With this new concept of the “Technical Businessperson,” the company can eliminate the need for outside expert guidance and uninformed strategy decisions, reduce the disconnect between those who do and those who decide, and raise the level of understanding and influence of technical knowledge in their strategy decisions.
This is demonstrated visually by the Blue Ocean Strategy canvas shown above. By combining your two skillsets, you can create both Boutique Employability and unique value as a candidate rather than having to begin a new career ladder from the bottom.
Developing Trust and Demonstrating YOUR Unique Value
Great in theory, but how do you put it into action? This is where crafting your strategy through the BE-EDGE method comes into play. By mapping out what you can bring to the table from both your past technical career and your business education you can determine your internal resources and capabilities (your strengths). Further, you can identify areas of unmet need in the market (your opportunities).
In your case, your strengths likely revolve around your technical expertise and business education and identified opportunities around a dearth of professionals who are able to walk in both technical and business worlds.

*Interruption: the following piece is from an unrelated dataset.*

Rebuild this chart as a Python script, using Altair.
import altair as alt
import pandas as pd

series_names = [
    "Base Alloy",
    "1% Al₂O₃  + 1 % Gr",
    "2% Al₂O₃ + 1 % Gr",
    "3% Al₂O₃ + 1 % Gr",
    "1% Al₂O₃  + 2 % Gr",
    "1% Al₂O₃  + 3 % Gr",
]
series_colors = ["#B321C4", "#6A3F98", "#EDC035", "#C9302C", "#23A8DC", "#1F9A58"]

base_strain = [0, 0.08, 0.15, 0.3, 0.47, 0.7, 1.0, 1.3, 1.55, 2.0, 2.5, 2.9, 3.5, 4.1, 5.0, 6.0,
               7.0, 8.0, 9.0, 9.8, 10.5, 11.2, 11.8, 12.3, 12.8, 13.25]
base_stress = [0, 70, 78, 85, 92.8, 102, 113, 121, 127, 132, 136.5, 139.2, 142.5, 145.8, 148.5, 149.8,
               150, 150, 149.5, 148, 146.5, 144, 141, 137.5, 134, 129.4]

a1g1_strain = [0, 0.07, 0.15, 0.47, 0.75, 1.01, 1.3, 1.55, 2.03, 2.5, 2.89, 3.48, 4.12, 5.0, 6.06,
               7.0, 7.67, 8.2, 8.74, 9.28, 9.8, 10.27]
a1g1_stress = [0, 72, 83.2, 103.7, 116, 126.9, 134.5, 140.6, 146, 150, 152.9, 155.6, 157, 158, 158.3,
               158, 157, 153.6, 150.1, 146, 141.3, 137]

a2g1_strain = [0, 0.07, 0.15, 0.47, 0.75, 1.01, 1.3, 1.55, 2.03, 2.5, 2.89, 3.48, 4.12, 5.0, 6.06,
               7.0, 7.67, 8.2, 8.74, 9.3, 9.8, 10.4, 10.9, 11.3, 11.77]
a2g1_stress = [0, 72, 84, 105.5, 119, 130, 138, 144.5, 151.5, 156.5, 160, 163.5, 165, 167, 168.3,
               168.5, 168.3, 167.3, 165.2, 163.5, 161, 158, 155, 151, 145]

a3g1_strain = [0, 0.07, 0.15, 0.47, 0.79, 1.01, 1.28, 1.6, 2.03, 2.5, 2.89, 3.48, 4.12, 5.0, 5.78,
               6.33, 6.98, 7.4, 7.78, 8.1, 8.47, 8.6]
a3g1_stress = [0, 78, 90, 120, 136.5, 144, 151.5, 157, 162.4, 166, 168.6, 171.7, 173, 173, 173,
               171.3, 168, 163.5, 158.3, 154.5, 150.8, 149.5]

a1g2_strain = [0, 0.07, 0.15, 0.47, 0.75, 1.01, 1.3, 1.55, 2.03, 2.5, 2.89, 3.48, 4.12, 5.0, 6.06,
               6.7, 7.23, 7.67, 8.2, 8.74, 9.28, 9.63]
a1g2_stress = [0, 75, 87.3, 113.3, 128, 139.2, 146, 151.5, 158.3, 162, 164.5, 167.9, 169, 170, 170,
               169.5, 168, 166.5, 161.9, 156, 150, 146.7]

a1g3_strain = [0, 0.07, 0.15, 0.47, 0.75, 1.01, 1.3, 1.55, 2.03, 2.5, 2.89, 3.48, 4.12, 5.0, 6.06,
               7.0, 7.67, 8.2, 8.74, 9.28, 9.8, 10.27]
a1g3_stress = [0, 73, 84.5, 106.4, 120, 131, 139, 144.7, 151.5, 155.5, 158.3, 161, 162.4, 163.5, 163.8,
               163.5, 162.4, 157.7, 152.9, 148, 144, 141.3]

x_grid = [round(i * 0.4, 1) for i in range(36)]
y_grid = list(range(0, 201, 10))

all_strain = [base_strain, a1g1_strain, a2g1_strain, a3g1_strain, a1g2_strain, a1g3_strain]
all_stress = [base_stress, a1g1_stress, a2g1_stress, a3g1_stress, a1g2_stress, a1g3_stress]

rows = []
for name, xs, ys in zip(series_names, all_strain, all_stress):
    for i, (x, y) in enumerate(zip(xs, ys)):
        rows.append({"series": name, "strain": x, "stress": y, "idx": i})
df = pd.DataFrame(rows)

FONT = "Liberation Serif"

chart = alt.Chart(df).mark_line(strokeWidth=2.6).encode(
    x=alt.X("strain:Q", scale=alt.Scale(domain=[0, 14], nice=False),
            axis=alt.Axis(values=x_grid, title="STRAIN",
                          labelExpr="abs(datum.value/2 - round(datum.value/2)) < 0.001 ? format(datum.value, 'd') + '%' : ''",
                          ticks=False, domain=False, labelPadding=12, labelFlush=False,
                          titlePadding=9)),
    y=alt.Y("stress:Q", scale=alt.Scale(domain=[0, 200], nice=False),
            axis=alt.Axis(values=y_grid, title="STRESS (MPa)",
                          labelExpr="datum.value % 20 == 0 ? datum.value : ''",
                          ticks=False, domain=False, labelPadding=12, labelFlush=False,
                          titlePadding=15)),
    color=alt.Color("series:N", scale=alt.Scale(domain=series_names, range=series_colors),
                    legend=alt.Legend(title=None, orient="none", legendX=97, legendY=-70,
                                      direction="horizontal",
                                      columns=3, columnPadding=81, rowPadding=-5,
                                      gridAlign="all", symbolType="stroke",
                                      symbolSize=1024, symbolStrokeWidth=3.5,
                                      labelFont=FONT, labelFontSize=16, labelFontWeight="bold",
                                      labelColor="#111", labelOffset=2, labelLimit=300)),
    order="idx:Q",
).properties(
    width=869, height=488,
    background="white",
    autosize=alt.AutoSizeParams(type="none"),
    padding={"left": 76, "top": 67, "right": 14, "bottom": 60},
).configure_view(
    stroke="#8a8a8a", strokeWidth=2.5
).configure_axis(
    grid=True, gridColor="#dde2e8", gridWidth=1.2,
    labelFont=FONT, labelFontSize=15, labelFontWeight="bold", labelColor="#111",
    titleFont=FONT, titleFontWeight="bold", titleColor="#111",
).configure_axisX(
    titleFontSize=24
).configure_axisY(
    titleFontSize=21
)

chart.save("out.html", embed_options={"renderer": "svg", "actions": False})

I use this as an example, though the possibilities of identified strength and opportunities are endless. Matching strengths and opportunities, however, is crucial. Choosing an opportunity for which you are uniquely suited and qualified based on your strengths is key to developing your personal strategy.
To bring it back to a real-world example, in my case my strengths consisted of drug development expertise, knowledge of biology, and a formal business education. Further, identified opportunities included the rarity of business professionals with an in-depth understanding of drug development and the frequency of key decision drivers to be ‘lost in translation’ as they were explained to non-scientists. Through this exercise, I was able to determine that as a businessperson who could both understand the science behind key decision-drivers in drug development and, importantly, explain it to those who do not, I was uniquely suited to serve as a liaison between the technical and universal.

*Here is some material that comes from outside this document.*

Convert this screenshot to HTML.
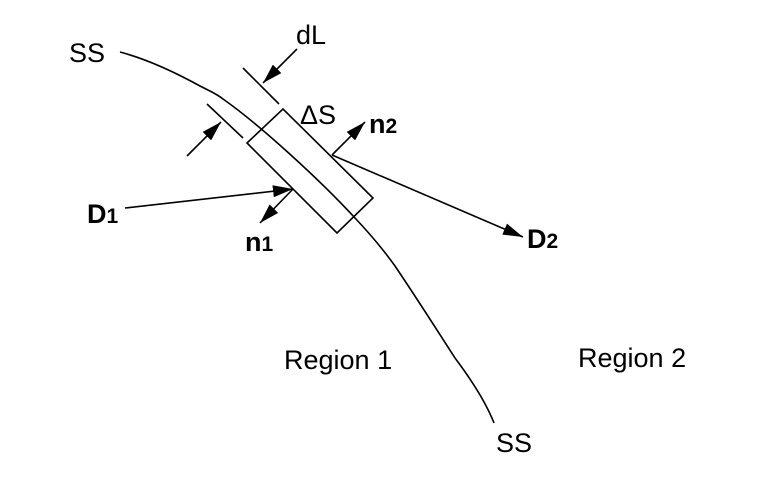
<!DOCTYPE html>
<html><head><style>
html,body{margin:0;padding:0;background:#fff;}
svg{display:block;}
text{font-family:"Liberation Sans",Arial,sans-serif;fill:#000;}
</style></head><body>
<svg width="758" height="492" viewBox="0 0 758 492" xmlns="http://www.w3.org/2000/svg">
<defs>
<marker id="b" markerWidth="20" markerHeight="12" refX="20" refY="6" orient="auto" markerUnits="userSpaceOnUse" viewBox="0 0 20 12">
<path d="M0,0 L20,6 L0,12 z" fill="#000"/>
</marker>
</defs>
<g stroke="#000" stroke-width="1.6" fill="none">
<path d="M120,52 C150,60 180,75 200,86 C212,92 218,95 223,99 C260,125 320,180 355,218 C372,236 385,252 395,266 C420,303 440,335 455,358 C470,378 485,400 494,423"/>
<polygon points="247,143 283,109 373,198 337,233"/>
<line x1="243" y1="68" x2="279" y2="104"/>
<line x1="207" y1="104" x2="243" y2="138"/>
<line x1="297" y1="49" x2="263" y2="83" marker-end="url(#b)"/>
<line x1="187" y1="156" x2="221" y2="122" marker-end="url(#b)"/>
<line x1="332" y1="155" x2="365" y2="122" marker-end="url(#b)"/>
<line x1="332" y1="155" x2="523" y2="237" marker-end="url(#b)"/>
<line x1="125" y1="208" x2="293" y2="189" marker-end="url(#b)"/>
<line x1="293" y1="189" x2="260" y2="223" marker-end="url(#b)"/>
</g>
<text x="69" y="62" font-size="27">SS</text>
<text x="296" y="44" font-size="27">dL</text>
<text x="300" y="124" font-size="27">ΔS</text>
<text x="369" y="133" font-size="27" font-weight="bold">n<tspan font-size="21">2</tspan></text>
<text x="87" y="223" font-size="27" font-weight="bold">D<tspan font-size="21">1</tspan></text>
<text x="245" y="251" font-size="27" font-weight="bold">n<tspan font-size="21">1</tspan></text>
<text x="527" y="248" font-size="27" font-weight="bold">D<tspan font-size="21">2</tspan></text>
<text x="284" y="369" font-size="27">Region 1</text>
<text x="578" y="367" font-size="27">Region 2</text>
<text x="496" y="452" font-size="27">SS</text>
</svg>
</body></html>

Exciting YOUR market and Implementing YOUR Strategy
The final piece of this puzzle is implementing your newly formed personal strategy to engage and enlighten your peers and potential employers as to your uniqueness – the Blue Ocean in which only you can swim. I’ll admit that this is where you have found me on my journey. Poised to excite my market and find my next challenge just as you are. There is no one-size-fits-all solution for implementing your strategy, but there are benchmarks you can use to guide your personal journey.
Demonstrate your professional capital – where you’ve practiced and executed your Blue Ocean before to positive results. Reinforce your personal capital – your strengths have been forged by years of experience and specialized training, own them and be proud of them. Finally, leverage your social capital – utilize your professional network of peers, former colleagues, etc. You never know when someone will embark on a new venture and need help, just remember to do the same if and when, down the road, you find yourself with enough ocean to share.
About the Author
Tom Backus is a Northeastern Double-Husky, graduating with an undergraduate degree in Neuroscience in 2013 and currently finishing an MBA in the D’Amore-McKim School of Business. For the past decade, he has worked in biomedical research, helping to develop drugs for neurodegenerative diseases, musculoskeletal disorders, and hematological conditions. With his business education, he is learning how best to transition from being but a small fish in a large (red) pond to a big one in a very small (blue) ocean.